- Theatrical release poster
- Directed by: Gerry Levy
- Written by: Michael St. Clair Gerry Levy
- Produced by: Tony Tenser
- Starring: George Sanders Maurice Evans Patrick Allen
- Cinematography: John Coquillon
- Edited by: Howard Lanning
- Music by: Reg Tilsley
- Production company: Tigon British Film Productions
- Release date: 1969;
- Running time: 91 minutes
- Country: United Kingdom

= The Body Stealers =

1969 British film by Gerry Levy

The Body Stealers, also known as Invasion of the Body Stealers and Thin Air, is a 1969 British science fiction film directed by Gerry Levy, and starring George Sanders and Maurice Evans. Two investigators uncover an alien plot to steal bodies of earthlings by snatching them out of the air.

==Plot==
When British paratroopers disappear in mid-air during routine jumps, former air force investigator Bob Megan is brought in to solve the mystery. While making inquiries at a military research laboratory headed by Dr Matthews, he has several encounters with a woman called Lorna who vanishes after each meeting.

One of the troopers is found barely alive and dies on arrival at the laboratory. An autopsy performed by Dr Julie Slade reveals that the man's biochemistry had been altered. Megan learns that all of the missing troopers had received spaceflight training, leading Matthews to theorise that they are being adapted to survive in a non-Earth environment.

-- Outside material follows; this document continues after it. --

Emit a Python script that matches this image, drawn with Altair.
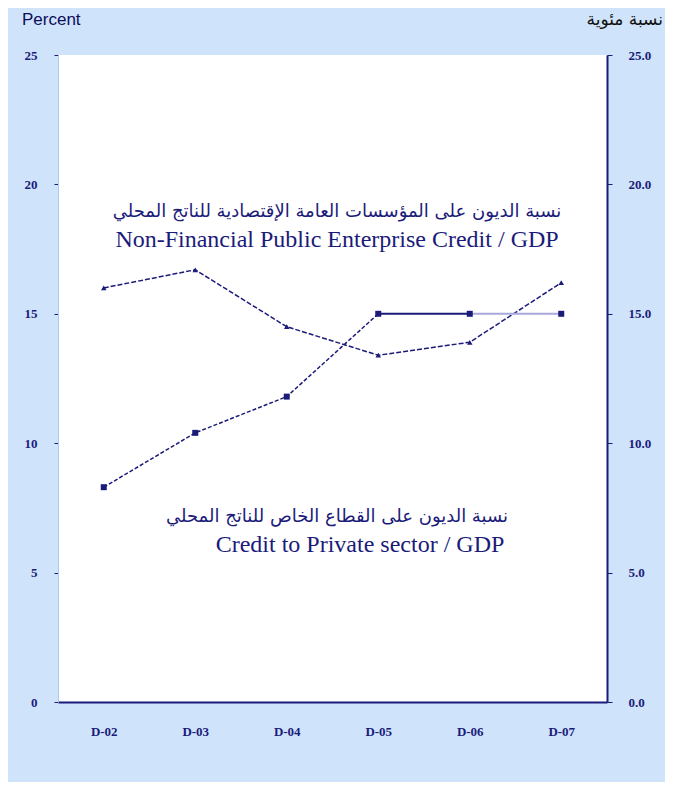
import altair as alt
import pandas as pd

periods = ["D-02", "D-03", "D-04", "D-05", "D-06", "D-07"]
nfpe_credit = [16.0, 16.7, 14.5, 13.4, 13.9, 16.2]
private_credit = [8.3, 10.4, 11.8, 15.0, 15.0, 15.0]
y_ticks = [0, 5, 10, 15, 20, 25]

NAVY = "#1b1b7a"
SERIF = "Liberation Serif"

df = pd.DataFrame({
    "period": periods,
    "idx": list(range(len(periods))),
    "nfpe": nfpe_credit,
    "private": private_credit,
})

xscale = alt.Scale(type="point", padding=0.5, domain=periods)
yscale = alt.Scale(domain=[0, 25], nice=False, zero=True)

x_axis = alt.Axis(title=None, labelFont=SERIF, labelFontWeight="bold", labelFontSize=13,
                  labelColor=NAVY, labelPadding=23, labelAngle=0, domainColor=NAVY,
                  domainWidth=2, ticks=False, grid=False)
left_axis = alt.Axis(title=None, orient="left", values=y_ticks, format="d", labelFont=SERIF,
                     labelFontWeight="bold", labelFontSize=13, labelColor=NAVY, labelPadding=17,
                     domainColor="#a9c9f0", domainWidth=1, tickColor=NAVY, tickSize=4, grid=False)
right_axis = alt.Axis(title=None, orient="right", values=y_ticks, format=".1f", labelFont=SERIF,
                      labelFontWeight="bold", labelFontSize=13, labelColor=NAVY, labelPadding=16,
                      domainColor=NAVY, domainWidth=2, tickColor=NAVY, tickSize=5, grid=False)

X = alt.X("period:O", scale=xscale, axis=x_axis, sort=periods)

base = alt.Chart(df)

nfpe_line = base.mark_line(color=NAVY, strokeWidth=1.5, strokeDash=[5, 2]).encode(
    x=X, y=alt.Y("nfpe:Q", scale=yscale, axis=left_axis),
)
nfpe_pts = base.mark_point(shape="triangle-up", filled=True, size=30, color=NAVY, opacity=1).encode(
    x=X, y=alt.Y("nfpe:Q", scale=yscale, axis=None),
)
priv_dashed = base.transform_filter("datum.idx <= 3").mark_line(
    color=NAVY, strokeWidth=1.5, strokeDash=[4, 2]).encode(
    x=X, y=alt.Y("private:Q", scale=yscale, axis=right_axis),
)
priv_solid = base.transform_filter("datum.idx >= 3 && datum.idx <= 4").mark_line(
    color=NAVY, strokeWidth=2).encode(
    x=X, y=alt.Y("private:Q", scale=yscale, axis=None),
)
priv_fade = base.transform_filter("datum.idx >= 4").mark_line(
    color="#a9a9dc", strokeWidth=2).encode(
    x=X, y=alt.Y("private:Q", scale=yscale, axis=None),
)
priv_pts = base.mark_point(shape="square", filled=True, size=36, color=NAVY, opacity=1).encode(
    x=X, y=alt.Y("private:Q", scale=yscale, axis=None),
)

def label(text, x, y, font, size, color=NAVY, align="center"):
    return alt.Chart(pd.DataFrame({"t": [text]})).mark_text(
        font=font, fontSize=size, color=color, align=align, baseline="middle"
    ).encode(text="t:N", x=alt.value(x), y=alt.value(y))

texts = [
    label("نسبة الديون على المؤسسات العامة الإقتصادية للناتج المحلي", 279, 157, "DejaVu Sans", 18),
    label("Non-Financial Public Enterprise Credit / GDP", 279, 185, SERIF, 24),
    label("نسبة الديون على القطاع الخاص للناتج المحلي", 279, 462, "DejaVu Sans", 18),
    label("Credit to Private sector / GDP", 302, 490, SERIF, 24),
    label("Percent", -36, -35, "Liberation Sans", 17, color="#0d0d5c", align="left"),
    label("نسبة مئوية", 605, -35, "DejaVu Sans", 17, color="#111111", align="right"),
]

chart = alt.layer(nfpe_line, priv_dashed, priv_solid, priv_fade, nfpe_pts, priv_pts, *texts).resolve_scale(
    y="independent"
).properties(
    width=549, height=647,
    autosize=alt.AutoSizeParams(type="none"),
    padding={"left": 50, "top": 47, "right": 58, "bottom": 80},
    background="#cfe3fb",
).configure_view(fill="white", stroke=None)

chart.save("out.html", embed_options={"renderer": "svg", "actions": False})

Travelling to Matthews' cottage, Slade discovers that the human Matthews has been killed and his form assumed by an alien called Marthus. When Megan arrives, Marthus explains that the troopers were abducted as part of a plan to re-populate his home planet, Mygon, which has been devastated by plague. Marthus attempts to kill Megan and Slade but is incapacitated by Lorna, who is revealed to be his alien companion. Lorna shows Megan the surviving troopers, who are being held in suspended animation, as well as her and Marthus' spacecraft. Megan asks Lorna to return the troopers in exchange for his promise to find a group of volunteers to assist her with the re-population. Lorna agrees and vanishes once again, taking Marthus and the spacecraft with her.

==Cast==

- George Sanders as General Armstrong
- Maurice Evans as Dr Matthews and Marthus
- Patrick Allen as Bob Megan
- Neil Connery as Jim Radford
- Hilary Dwyer as Dr Julie Slade
- Robert Flemyng as Wing Commander Baldwin
- Lorna Wilde as Lorna
- Allan Cuthbertson as Hindesmith
- Michael Culver as Lieutenant Bailes
- Sally Faulkner as Joanna
- Shelagh Fraser as Mrs Thatcher
- Carl Rigg as Briggs
- Carol Hawkins as Paula
- Dixon Adams as David
- Derek Pollitt as Davies
- Johnnie Wade as Orderly
- Clifford Earl as Sergeant in laboratory

==Effects==
The alien spacecraft is the Dalek flying saucer from the film Daleks' Invasion Earth 2150 A.D. (1966).

==Critical reception==
The Monthly Film Bulletin said "As body-stealers, these aliens invite no comparison with Invasion of the Body Snatchers [1956]. The initial idea is promising, 'but it is soon buried under a mountain of sub-plots and unexplained mysterious happenings; and the feeble, talkative script gives the cast little chance to make much impression.

Alan Jones of Radio Times gave the film one star out of five, calling it a "talky, laughably low-budget and hopelessly inept clone of Invasion of the Body Snatchers".

Time Out described it as a "threadbare Anglo-American enterprise with too much vapid chat and too little action" that "[ends] very feebly (in a British sort of way)".